Ohne Cerrado stirbt der Amazonas
Neue Studie zeigt, dass Regenwald empfindlicher auf Kahlschlag reagiert als bisher angenommen
Die Abholzungsrate im brasilianischen Amazonasgebiet hat im vergangenen Jahr wieder drastisch zugenommen. Nach Angaben des Forschungsinstituts IMAZON in Belém hat Amazonien vom Juli 2012 bis zum Juli dieses Jahres 2007 Quadratkilometer Wald verloren, eine Steigerung von fast 100 Prozent gegenüber dem Vorjahreszeitraum, als »nur« 1047 Quadratkilometer den Holzfällern und Brandrodungen zum Opfer fielen. Die größten Waldverluste gab es in den Amazonasstaaten Pará, Amazonas Mato Grosso und Rondônia. Ein jüngst in den »Geophysical Research Letters« veröffentlichter Bericht brasilianischer Forscher warnt nun davor, dass das größte Regenwaldgebiet der Erde doch empfindlicher auf Kahlschläge reagiere als bisher angenommen.
Frühere Modelle gingen davon aus, dass der Amazonas-Regenwald noch um 40 bis 50 Prozent schrumpfen könnte, ehe es zu regionalen Klimaveränderungen kommt und der restliche Regenwald wie in einer Kettenreaktion durch Cerrado, die brasilianische Savannenvegetation ersetzt würde.
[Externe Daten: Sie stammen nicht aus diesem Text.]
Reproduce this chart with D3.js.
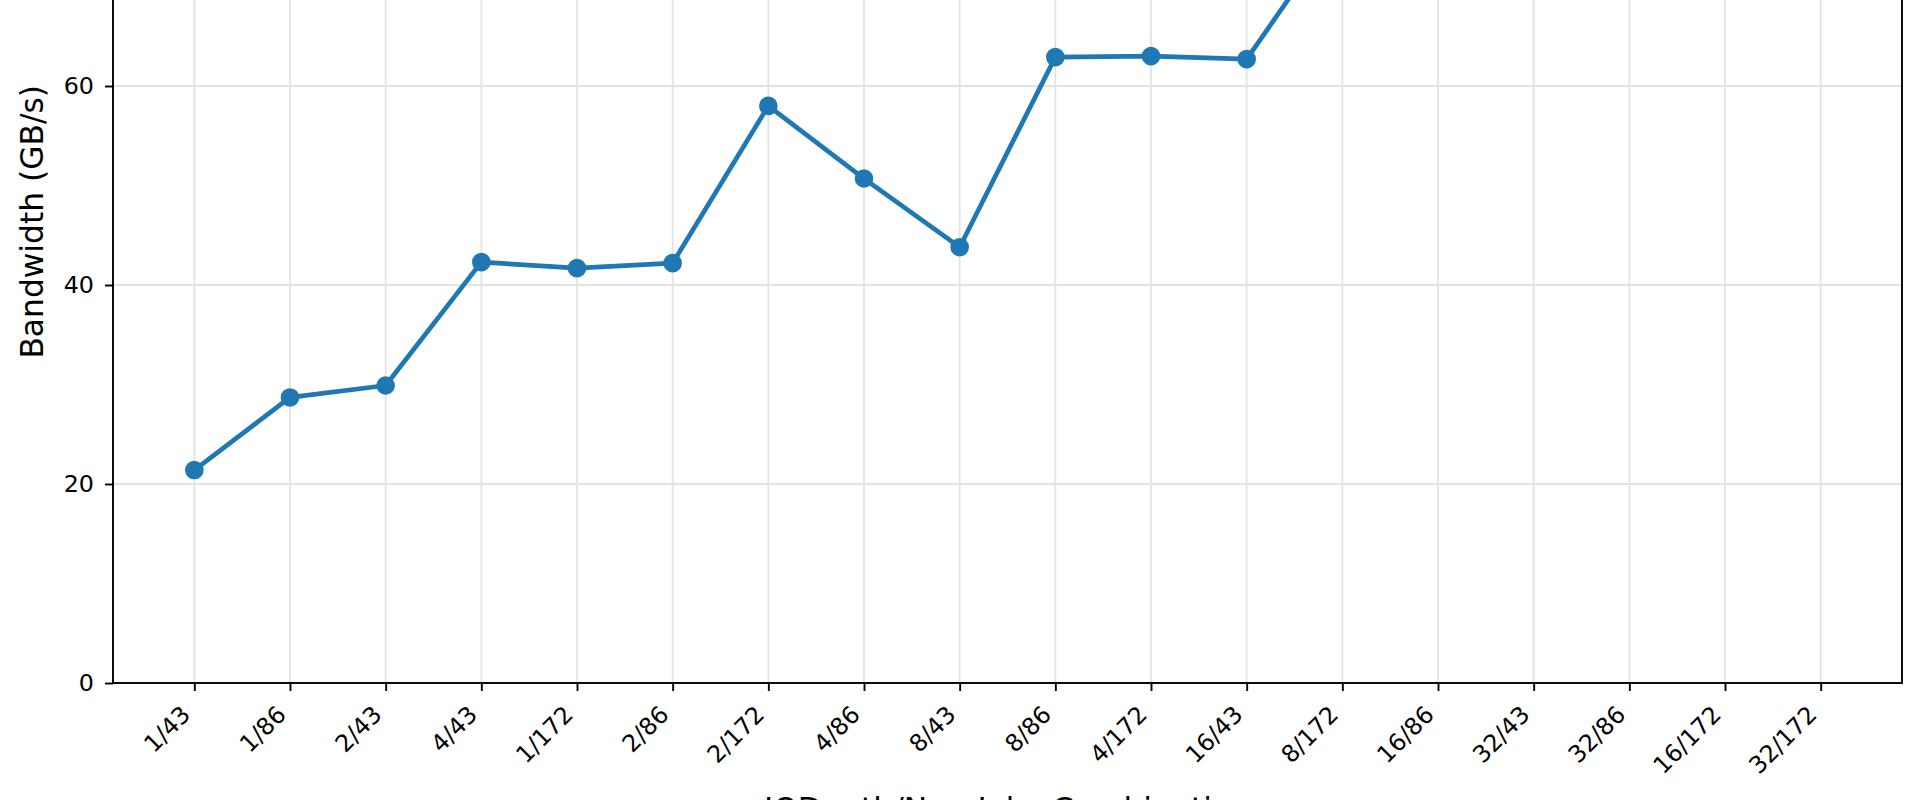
<!DOCTYPE html>
<html>
<head>
<meta charset="utf-8">
<script src="https://cdn.jsdelivr.net/npm/d3@7"></script>
<style>
  html, body { margin: 0; padding: 0; background: #fff; overflow: hidden; }
  svg { display: block; }
  text { font-family: "DejaVu Sans", sans-serif; fill: #000; }
</style>
</head>
<body>
<svg id="chart" width="1920" height="800"></svg>
<script>
// ---- data ----
const categories = ["1/43","1/86","2/43","4/43","1/172","2/86","2/172","4/86","8/43","8/86","4/172","16/43","8/172","16/86","32/43","32/86","16/172","32/172"];
const bandwidth = [21.4, 28.7, 29.9, 42.3, 41.7, 42.2, 58.0, 50.7, 43.8, 62.9, 63.0, 62.7, 76.5, 81.0, 84.0, 86.0, 87.0, 88.3];
const yTicks = [0, 20, 40, 60, 80];
const yLabel = "Bandwidth (GB/s)";
const xLabel = "IODepth/NumJobs Combination";

(function () {
// ---- layout ----
const plotLeft = 113, plotRight = 1902, plotBottom = 683;
const pxPerUnit = 9.95;
const yTop = 92.7;
const plotTop = plotBottom - yTop * pxPerUnit;

const svg = d3.select("#chart");
const x = d3.scaleLinear().domain([-0.85, categories.length - 1 + 0.85]).range([plotLeft, plotRight]);
const y = d3.scaleLinear().domain([0, yTop]).range([plotBottom, plotTop]);

const tickFont = 23.8, labelFont = 31.3;
const gridColor = "#e3e3e3";

// grid
const g = svg.append("g");
g.selectAll("line.vg").data(categories).enter().append("line")
  .attr("x1", (d, i) => x(i)).attr("x2", (d, i) => x(i))
  .attr("y1", plotTop).attr("y2", plotBottom)
  .attr("stroke", gridColor).attr("stroke-width", 1.8);
g.selectAll("line.hg").data(yTicks).enter().append("line")
  .attr("x1", plotLeft).attr("x2", plotRight)
  .attr("y1", d => y(d)).attr("y2", d => y(d))
  .attr("stroke", gridColor).attr("stroke-width", 1.8);

// line + markers
const line = d3.line().x((d, i) => x(i)).y(d => y(d));
svg.append("path").datum(bandwidth)
  .attr("d", line).attr("fill", "none")
  .attr("stroke", "#1f77b4").attr("stroke-width", 4.7)
  .attr("stroke-linejoin", "round").attr("stroke-linecap", "butt");
svg.selectAll("circle.pt").data(bandwidth).enter().append("circle")
  .attr("cx", (d, i) => x(i)).attr("cy", d => y(d)).attr("r", 9.3)
  .attr("fill", "#1f77b4");

// spines
svg.append("rect").attr("x", plotLeft).attr("y", plotTop)
  .attr("width", plotRight - plotLeft).attr("height", plotBottom - plotTop)
  .attr("fill", "none").attr("stroke", "#000").attr("stroke-width", 1.9);

// y axis
const yAxis = d3.axisLeft(y).tickValues(yTicks).tickSize(8).tickPadding(11).tickFormat(d3.format("d"));
const ya = svg.append("g").attr("transform", `translate(${plotLeft},0)`).call(yAxis);
ya.select(".domain").remove();
ya.selectAll(".tick line").attr("stroke", "#000").attr("stroke-width", 1.9);
ya.selectAll(".tick text").attr("font-size", tickFont).attr("font-family", "DejaVu Sans").attr("fill", "#000");

// x axis
const xAxis = d3.axisBottom(x).tickValues(d3.range(categories.length)).tickSize(8).tickFormat(i => categories[i]);
const xa = svg.append("g").attr("transform", `translate(0,${plotBottom})`).call(xAxis);
xa.select(".domain").remove();
xa.selectAll(".tick line").attr("stroke", "#000").attr("stroke-width", 1.9);
xa.selectAll(".tick text")
  .attr("font-size", tickFont).attr("font-family", "DejaVu Sans").attr("fill", "#000")
  .attr("text-anchor", "end")
  .attr("dy", null).attr("y", null)
  .attr("transform", "translate(-3,33) rotate(-45)");

// labels
svg.append("text")
  .attr("transform", `translate(43,${(plotTop + plotBottom) / 2}) rotate(-90)`)
  .attr("text-anchor", "middle").attr("font-size", labelFont)
  .text(yLabel);
svg.append("text")
  .attr("x", (plotLeft + plotRight) / 2).attr("y", 820)
  .attr("text-anchor", "middle").attr("font-size", labelFont)
  .text(xLabel);
})();
</script>
</body>
</html>
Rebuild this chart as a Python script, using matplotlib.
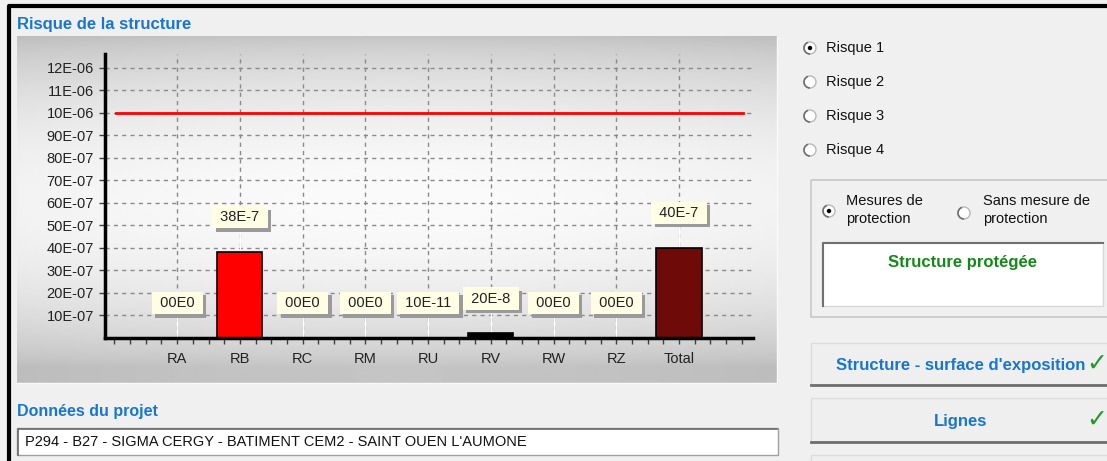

Ferreira Pires und Marcos Heil Costa von der staatlichen Universität von Viçosa (UFV) sahen nun genauer hin. Zwar könnten im zentralen Amazonasgebiet selbst große Rodungen nicht die lokalen Niederschläge verändern, doch in den Randzonen Amazoniens, wo die Feuchtwälder in die Savannenlandschaft des Cerrado übergehen - wie in Mato Grosso oder Pará -, reagierten die Wälder weit empfindlicher. Schon zehn Prozent weniger Regenwald könnten dort den Wasserhaushalt aus dem Gleichgewicht bringen und die Kettenreaktion in Gang setzen: weniger Regenwald, weniger Niederschlag, weiterer Regenwaldverlust. Mitverursacht werde dies durch die gleichzeitige Abholzung der benachbarten Cerrado-Gebiete, die bei früheren Studien nicht berücksichtigt wurde.
In Zentralbrasilien, wo der Cerrado bereits zu mehr als 50 Prozent vernichtet und in Agrarsteppen umgewandelt wurde, registrierten die beiden Forscher eine signifikante Verlängerung der Trockenzeiten von fünf auf sechs Monate. Die beiden Forscher empfehlen, wenigstens 90 Prozent des bestehenden Amazonas-Regenwaldes und 40 Prozent des Cerrado zu erhalten, um die »Versteppung« Amazoniens durch regionale Klimaänderung zu vermeiden. Bereits im Juli 2010 schrieben Ferreira Pires und Heil Costa, dass der Schutz des Cerrado für den Schutz des Amazonas-Regenwaldes unverzichtbar sei.
Die reale Landwirtschafts- und Umweltschutzpolitik Brasiliens steht zu diesen wissenschaftlichen Empfehlungen allerdings im krassen Gegensatz: Die Cerrado-Gebiete sind für die Ausweitung des Sojaanbaus faktisch freigegeben. Aktuell sind neben Mato Grosso auch die Amazonas-Frontstaaten Tocantins und Maranhão davon betroffen.
Nur 8,21 Prozent des brasilianischen Cerrado stehen als Nationalpark oder Natur- und Sammlerreservat unter staatlichem Schutz. Im brasilianischen Amazonasgebiet wiederum sind bislang auf dem Papier rund 40 Prozent der Flächen als Naturschutzgebiet oder Territorium der Indigenen staatlich geschützt. Doch seit einigen Jahren registriert die Umweltbehörde IBAMA auch illegale Abholzungen und Brandrodungen selbst in den staatlichen Schutzgebieten.
Noch intakte Savannenlandschaft des Cerrado im Bundesstaat Mato Grosso Foto: imago/Wothe
Lexikon Cerrado
Cerrado (auch Campos cerrados) nennt man eine Savannenlandschaft, die in Zentral-Brasilien auf einer Fläche von zwei Millionen Quadratkilometern an den Regenwald angrenzt. In diesem Gebiet fällt ein Großteil der jährlichen Niederschlagsmenge zwischen Oktober und April (Sommer). Im Winter herrscht Dürre. Etwa die Hälfte der hier vorkommenden 10 000 Gefäßpflanzenarten ist nur hier heimisch. Auch einige der Tierarten - Mähnenwolf und Weißbüschelaffe - sind praktisch nur hier zu finden.